Job. Copy each line that holds "chart".
********
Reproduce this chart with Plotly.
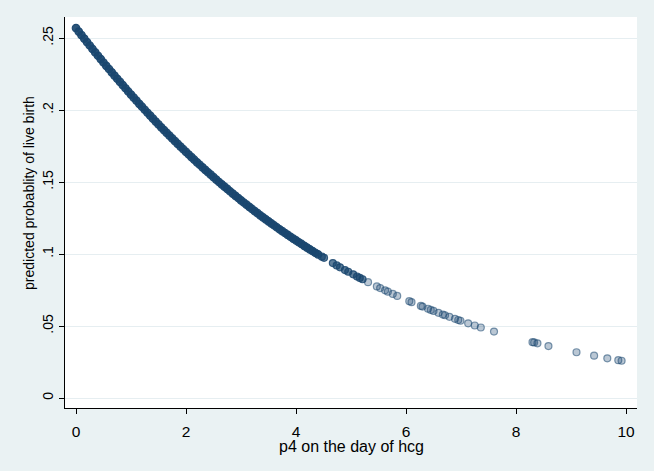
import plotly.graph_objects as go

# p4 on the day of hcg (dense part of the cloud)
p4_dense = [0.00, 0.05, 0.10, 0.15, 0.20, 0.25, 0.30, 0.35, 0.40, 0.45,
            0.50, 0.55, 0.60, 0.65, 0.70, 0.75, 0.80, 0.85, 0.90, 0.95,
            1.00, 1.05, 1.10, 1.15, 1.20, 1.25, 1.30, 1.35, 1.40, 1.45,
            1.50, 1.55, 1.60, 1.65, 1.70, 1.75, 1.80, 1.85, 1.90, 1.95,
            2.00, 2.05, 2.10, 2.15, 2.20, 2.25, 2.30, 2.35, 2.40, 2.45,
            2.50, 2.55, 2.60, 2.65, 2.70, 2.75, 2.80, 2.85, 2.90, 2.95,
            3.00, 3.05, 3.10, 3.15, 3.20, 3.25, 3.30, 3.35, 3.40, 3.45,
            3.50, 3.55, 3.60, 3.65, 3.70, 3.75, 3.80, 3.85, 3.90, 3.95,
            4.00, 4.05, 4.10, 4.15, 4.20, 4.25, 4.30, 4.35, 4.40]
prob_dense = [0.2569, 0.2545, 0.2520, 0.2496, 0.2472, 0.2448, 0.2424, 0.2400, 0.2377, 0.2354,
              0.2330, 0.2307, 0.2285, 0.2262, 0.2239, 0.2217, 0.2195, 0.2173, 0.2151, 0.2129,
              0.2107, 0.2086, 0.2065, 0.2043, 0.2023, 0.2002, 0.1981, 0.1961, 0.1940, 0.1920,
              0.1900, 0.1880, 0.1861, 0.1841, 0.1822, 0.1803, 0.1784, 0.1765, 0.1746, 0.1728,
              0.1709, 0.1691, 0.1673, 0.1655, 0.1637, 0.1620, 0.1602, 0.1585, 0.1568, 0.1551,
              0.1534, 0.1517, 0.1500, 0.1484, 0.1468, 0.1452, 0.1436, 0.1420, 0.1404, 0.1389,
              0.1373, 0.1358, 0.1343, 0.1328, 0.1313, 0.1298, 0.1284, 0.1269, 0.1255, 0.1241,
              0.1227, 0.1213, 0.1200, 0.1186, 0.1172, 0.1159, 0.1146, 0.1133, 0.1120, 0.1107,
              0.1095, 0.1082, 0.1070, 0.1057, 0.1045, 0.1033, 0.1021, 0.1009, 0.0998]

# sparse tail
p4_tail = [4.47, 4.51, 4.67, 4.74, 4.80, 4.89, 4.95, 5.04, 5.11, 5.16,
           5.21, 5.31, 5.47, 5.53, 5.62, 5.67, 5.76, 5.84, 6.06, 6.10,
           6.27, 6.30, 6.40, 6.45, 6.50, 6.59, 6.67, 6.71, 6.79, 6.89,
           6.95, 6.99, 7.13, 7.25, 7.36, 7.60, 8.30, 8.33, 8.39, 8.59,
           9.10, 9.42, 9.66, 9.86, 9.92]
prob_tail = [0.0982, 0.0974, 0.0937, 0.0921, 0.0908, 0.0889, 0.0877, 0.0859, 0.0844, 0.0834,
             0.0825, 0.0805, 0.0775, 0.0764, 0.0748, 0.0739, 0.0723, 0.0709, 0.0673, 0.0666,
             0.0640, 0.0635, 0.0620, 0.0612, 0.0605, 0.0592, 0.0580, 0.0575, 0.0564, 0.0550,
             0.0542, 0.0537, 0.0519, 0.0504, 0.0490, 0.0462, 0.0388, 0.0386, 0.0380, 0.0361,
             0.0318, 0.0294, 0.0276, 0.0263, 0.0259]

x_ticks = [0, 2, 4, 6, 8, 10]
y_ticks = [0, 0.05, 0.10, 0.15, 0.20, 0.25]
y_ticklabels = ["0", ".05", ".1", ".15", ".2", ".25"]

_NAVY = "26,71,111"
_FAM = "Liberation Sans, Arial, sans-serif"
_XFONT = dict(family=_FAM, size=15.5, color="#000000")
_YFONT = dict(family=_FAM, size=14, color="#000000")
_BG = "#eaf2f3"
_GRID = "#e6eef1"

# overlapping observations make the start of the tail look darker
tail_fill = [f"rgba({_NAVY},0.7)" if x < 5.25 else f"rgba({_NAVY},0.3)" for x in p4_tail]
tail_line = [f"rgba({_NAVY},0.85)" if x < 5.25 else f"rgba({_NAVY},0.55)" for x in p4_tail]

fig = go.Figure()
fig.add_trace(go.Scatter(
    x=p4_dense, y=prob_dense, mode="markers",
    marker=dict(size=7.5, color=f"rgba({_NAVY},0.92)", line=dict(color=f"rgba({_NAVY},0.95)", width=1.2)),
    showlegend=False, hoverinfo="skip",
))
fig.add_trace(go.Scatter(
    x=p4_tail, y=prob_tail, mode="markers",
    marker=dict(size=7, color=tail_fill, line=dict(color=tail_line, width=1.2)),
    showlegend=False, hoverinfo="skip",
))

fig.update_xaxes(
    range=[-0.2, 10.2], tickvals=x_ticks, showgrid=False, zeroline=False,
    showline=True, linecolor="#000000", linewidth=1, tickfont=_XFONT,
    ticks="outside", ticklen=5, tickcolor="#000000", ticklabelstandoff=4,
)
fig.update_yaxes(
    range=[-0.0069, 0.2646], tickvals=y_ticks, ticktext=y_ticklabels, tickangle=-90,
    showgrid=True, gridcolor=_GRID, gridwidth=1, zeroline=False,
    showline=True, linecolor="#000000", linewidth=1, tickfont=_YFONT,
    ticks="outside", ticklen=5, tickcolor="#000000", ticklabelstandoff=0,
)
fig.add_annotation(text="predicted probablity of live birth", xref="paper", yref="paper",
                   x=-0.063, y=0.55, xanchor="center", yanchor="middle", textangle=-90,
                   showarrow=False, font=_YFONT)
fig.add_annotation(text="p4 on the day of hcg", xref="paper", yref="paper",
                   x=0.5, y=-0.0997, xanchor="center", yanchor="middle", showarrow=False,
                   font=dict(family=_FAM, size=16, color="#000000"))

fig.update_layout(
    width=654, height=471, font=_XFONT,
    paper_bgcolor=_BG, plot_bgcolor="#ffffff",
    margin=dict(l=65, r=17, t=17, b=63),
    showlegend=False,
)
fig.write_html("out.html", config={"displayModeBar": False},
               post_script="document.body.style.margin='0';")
********
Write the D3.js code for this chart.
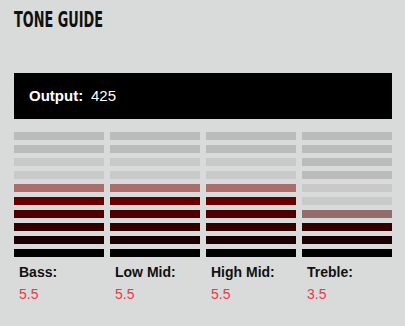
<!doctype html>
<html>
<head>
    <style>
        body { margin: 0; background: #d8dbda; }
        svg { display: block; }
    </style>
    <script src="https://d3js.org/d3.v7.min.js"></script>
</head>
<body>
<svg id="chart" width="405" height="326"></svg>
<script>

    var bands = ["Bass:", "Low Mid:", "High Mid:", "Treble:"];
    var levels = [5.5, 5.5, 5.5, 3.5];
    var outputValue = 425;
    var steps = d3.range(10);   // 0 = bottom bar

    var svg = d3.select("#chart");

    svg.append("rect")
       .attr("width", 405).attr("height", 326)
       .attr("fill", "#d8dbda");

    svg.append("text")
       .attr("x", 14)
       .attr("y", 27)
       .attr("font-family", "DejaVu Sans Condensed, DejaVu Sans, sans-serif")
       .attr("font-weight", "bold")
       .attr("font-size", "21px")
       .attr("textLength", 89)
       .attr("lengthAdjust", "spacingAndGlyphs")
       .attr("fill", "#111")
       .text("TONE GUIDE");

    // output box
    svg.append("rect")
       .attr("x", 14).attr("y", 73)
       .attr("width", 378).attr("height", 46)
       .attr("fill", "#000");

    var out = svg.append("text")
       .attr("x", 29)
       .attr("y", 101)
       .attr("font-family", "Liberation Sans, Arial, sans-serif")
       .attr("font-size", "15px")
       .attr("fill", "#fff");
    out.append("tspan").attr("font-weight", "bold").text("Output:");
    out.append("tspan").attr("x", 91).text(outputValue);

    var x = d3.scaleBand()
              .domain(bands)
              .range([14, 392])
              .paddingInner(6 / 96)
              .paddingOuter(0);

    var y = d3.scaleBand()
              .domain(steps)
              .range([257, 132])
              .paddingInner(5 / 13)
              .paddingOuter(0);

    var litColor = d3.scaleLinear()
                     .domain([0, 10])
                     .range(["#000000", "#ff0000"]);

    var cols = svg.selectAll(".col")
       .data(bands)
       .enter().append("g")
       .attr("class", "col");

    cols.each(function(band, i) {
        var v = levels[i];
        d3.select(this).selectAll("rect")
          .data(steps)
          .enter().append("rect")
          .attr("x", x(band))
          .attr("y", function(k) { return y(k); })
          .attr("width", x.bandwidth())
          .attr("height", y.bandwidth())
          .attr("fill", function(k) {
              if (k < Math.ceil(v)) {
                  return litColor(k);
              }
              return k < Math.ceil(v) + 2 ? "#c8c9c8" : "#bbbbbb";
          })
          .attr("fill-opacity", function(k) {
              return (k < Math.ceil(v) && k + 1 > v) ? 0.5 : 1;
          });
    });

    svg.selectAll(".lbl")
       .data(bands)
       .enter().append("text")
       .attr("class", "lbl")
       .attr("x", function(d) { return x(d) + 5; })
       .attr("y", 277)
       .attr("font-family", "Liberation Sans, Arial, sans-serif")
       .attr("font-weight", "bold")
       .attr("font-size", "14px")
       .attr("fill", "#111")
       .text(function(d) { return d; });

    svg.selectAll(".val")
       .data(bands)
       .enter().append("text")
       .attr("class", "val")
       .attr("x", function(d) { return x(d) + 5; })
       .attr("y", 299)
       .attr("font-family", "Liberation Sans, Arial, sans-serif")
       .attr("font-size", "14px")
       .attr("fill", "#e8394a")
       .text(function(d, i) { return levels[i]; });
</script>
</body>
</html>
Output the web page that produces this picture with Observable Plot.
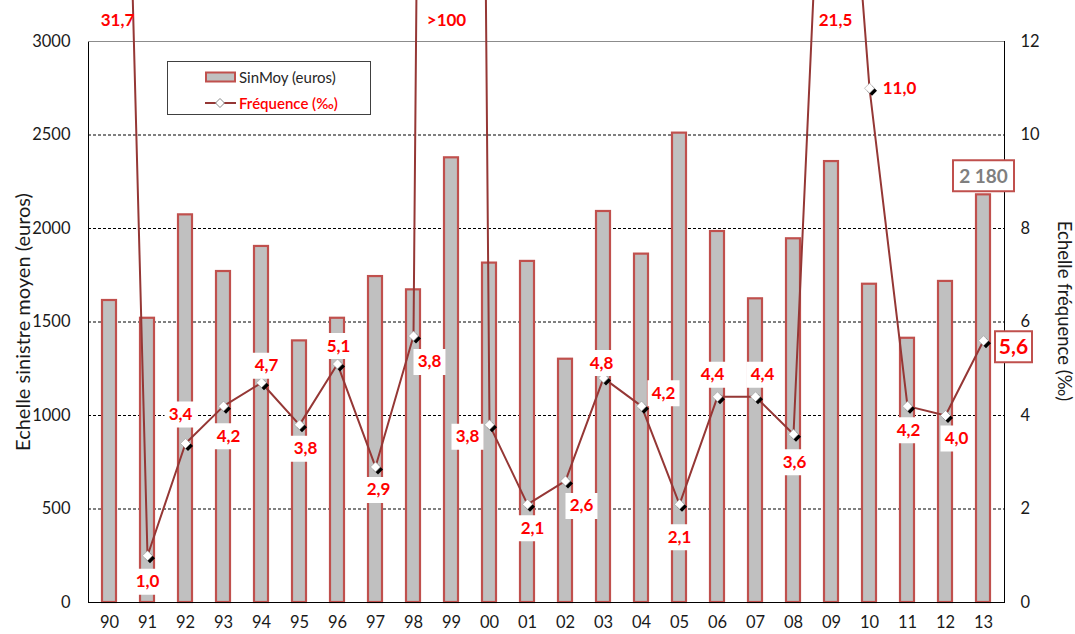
********
Answer.
Reproduce this chart with Plotly.
Write the D3.js code for this chart.
<svg id="chart" width="405" height="326"></svg>
    var svg = d3.select("#chart");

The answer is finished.